If adopted, the comprehensive plan, released on Dec. 1, would either supersede or guide Pierce County’s previous plans. The proposal now heads to Pierce County Council for review.

The new plan is the result of a Council resolution adopted last March that asked what it would take to fully meet the need for shelter in Pierce County within five years.

Currently, the county has an estimated 3,300 persons experiencing homelessness and just 998 shelter beds and 15 safe parking spots to accommodate that need.

A companion document released as part of the plan establishes guidelines for new shelter and roughs out the cost of closing the Pierce County shelter gap.

The “Adequate Shelter for All” plan estimates that 2,287 new beds distributed across 15 municipalities would require close to $14 million in capital outlay and $35 million in annual operating costs. Those costs would be in addition to the $21 million now spent on emergency shelter each year.

By addressing the full scope of Pierce County’s need without limiting the answer to currently existing resources, the new comprehensive plan stands out from other homeless plans that exist in Washington state.

Rather than taking the fragmented and incremental approach that has typified other approaches, the new plan envisions what a truly systemic approach to ending homelessness might look like.

The plan leads with a commitment to system change, and follows King County’s lead by establishing a regional homeless authority to coordinate services and align the work of 15 municipalities by 2025.

Other features of the plan include:

  • New investments in homeless prevention. The least expensive way to solve homelessness, the plan states, is to keep it from happening in the first place.

  • A commitment to “Targeted Universalism,” an equity-based strategy designed to guide immediate priorities while accommodating the unique needs of diverse populations.

  • A prioritization of emergency shelter. This focuses resources on reducing the immediate trauma and harm while broadening political support by addressing visible homelessness.

  • Improved coordination of the systems that directly address homelessness, along with the 21 identified “adjacent” systems that indirectly intersect.

The good news is that getting to functional zero — the latest bureaucratic short-hand for making homelessness rare, brief, and one-time — is not only possible, but in the long-term, cost effective.

The annual cost of housing a chronically homeless individual is pegged at $22,000, as opposed to the $40,000 in estimated system-wide costs incurred if that person remains homeless.

The challenge is that, despite the long-term system efficiencies, this vision comes with a hefty initial price tag.
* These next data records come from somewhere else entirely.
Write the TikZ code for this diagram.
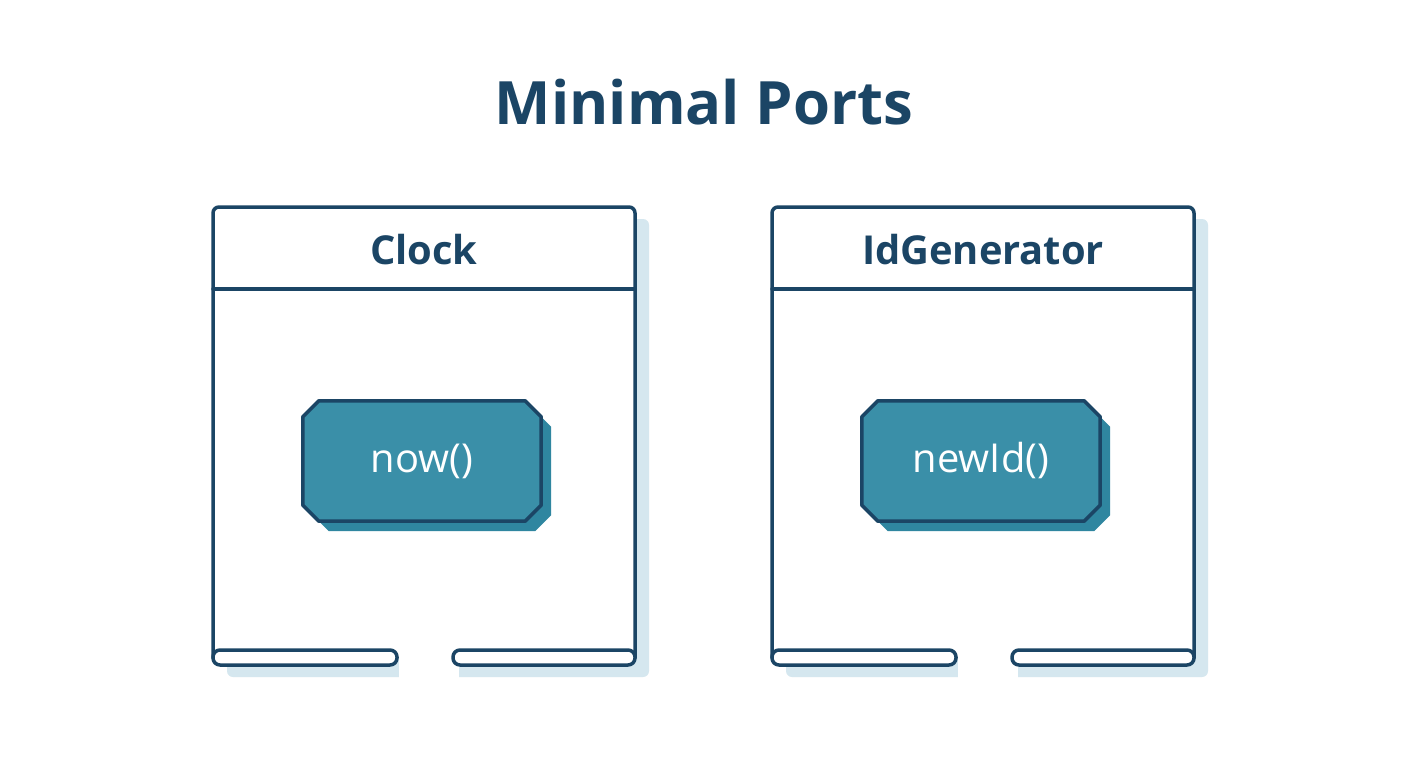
\documentclass[tikz,border=0pt]{standalone}
\usepackage{fontspec}
\setmainfont{Open Sans}
\definecolor{ink}{HTML}{1B4565}
\definecolor{portfill}{HTML}{3A8FA8}
\definecolor{portshadow}{HTML}{2F86A0}
\definecolor{boxshadow}{HTML}{D5E7EF}
\begin{document}
\begin{tikzpicture}[x=1bp,y=-1bp,line cap=round,line join=round,
  frame/.style={draw=ink,line width=3.5bp,rounded corners=6bp},
  bar/.style={draw=ink,line width=3.5bp,fill=white,rounded corners=7bp},
  port/.style={rectangle,minimum width=238bp,minimum height=120bp,
    inner sep=0pt,text=white,font=\fontsize{40}{48}\selectfont}]

% canvas
\useasboundingbox[fill=white] (0,0) rectangle (1408,768);

% parameters
\def\W{422}   % box width
\def\T{207}   % box top
\def\H{289}   % header line
\def\B{650}   % bar top
\def\c{16bp}  % chamfer

% octagon drawn on a node's corners
\newcommand\octa[2]{%
  \path[#2]
    ([xshift=\c]#1.north west) -- ([xshift=-\c]#1.north east)
    -- ([yshift=-\c]#1.north east) -- ([yshift=\c]#1.south east)
    -- ([xshift=-\c]#1.south east) -- ([xshift=\c]#1.south west)
    -- ([yshift=\c]#1.south west) -- ([yshift=-\c]#1.north west) -- cycle;}

\node[font=\bfseries\fontsize{60}{70}\selectfont,text=ink] (title) at (704,102) {Minimal Ports};

\foreach \n/\x/\lab/\op in {clock/213/Clock/now(),idgen/772/IdGenerator/newId()}{
  % shadow
  \fill[boxshadow,rounded corners=6bp] (\x+14,\T+12) rectangle (\x+\W+14,\B+27);
  \fill[white] (\x+186,\B+2) rectangle (\x+246,\B+30);
  % box
  \draw[frame,fill=white] (\x,\B+8) |- (\x+\W,\T) -- (\x+\W,\B+8);
  \draw[ink,line width=3.5bp] (\x,\H) -- (\x+\W,\H);
  \node[font=\bfseries\fontsize{40}{48}\selectfont,text=ink] (\n-head) at (\x+\W/2,250) {\lab};
  % bars
  \draw[bar] (\x,\B) rectangle (\x+184,\B+15);
  \draw[bar] (\x+240,\B) rectangle (\x+\W,\B+15);
  % port
  \node[port] (\n-sh) at (\x+\W/2+8,471) {};
  \node[port] (\n-op) at (\x+\W/2-2,461) {};
  \octa{\n-sh}{fill=portshadow}
  \octa{\n-op}{fill=portfill,draw=ink,line width=3.5bp}
  \node[port] at (\n-op) {\op};
}

\end{tikzpicture}
\end{document}
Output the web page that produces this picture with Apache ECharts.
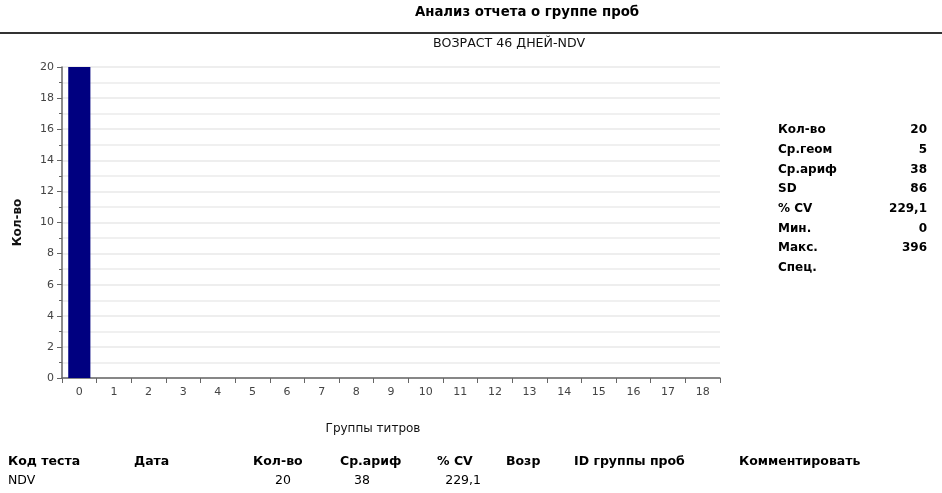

Increased homeless services operations funding alone is pegged at $117 million over the current $40 million spent annually.

Other costs are $15 million in capital funding for new shelter and between $100 million and $400 million for 1,800 units of housing.

One aspect of the plan that is likely to draw more attention is the expansion of the Homeless Management Information System (HMIS) to track all interactions with homeless people — both formal and informal — on a by-name basis. The plan would also make the HMIS database transparent to other systems beyond Pierce County’s.

While this change is central to the plan’s systems-based approach to ending homelessness, it comes at the cost of individual confidentiality, and would require universal usage of the HMIS database.

Given the failures of previous plans to end homelessness and political instability at the federal level, some skepticism is hard to avoid. But this plan doesn’t ask what’s "politically possible." It asks what solving homelessness would take.

After 40 years of misery management, we’ve long known what works. What’s been missing are adequate resources and sufficient political will. This plan offers opportunity to change that.

The comprehensive plan now heads back to Pierce County Council. What happens then is less than clear. What we do know is that without strong, consistent community engagement and support, little is likely to change.

That’s not cynicism. That’s realism. Ending homelessness isn’t magic. It’s work, and that work belongs to all of us.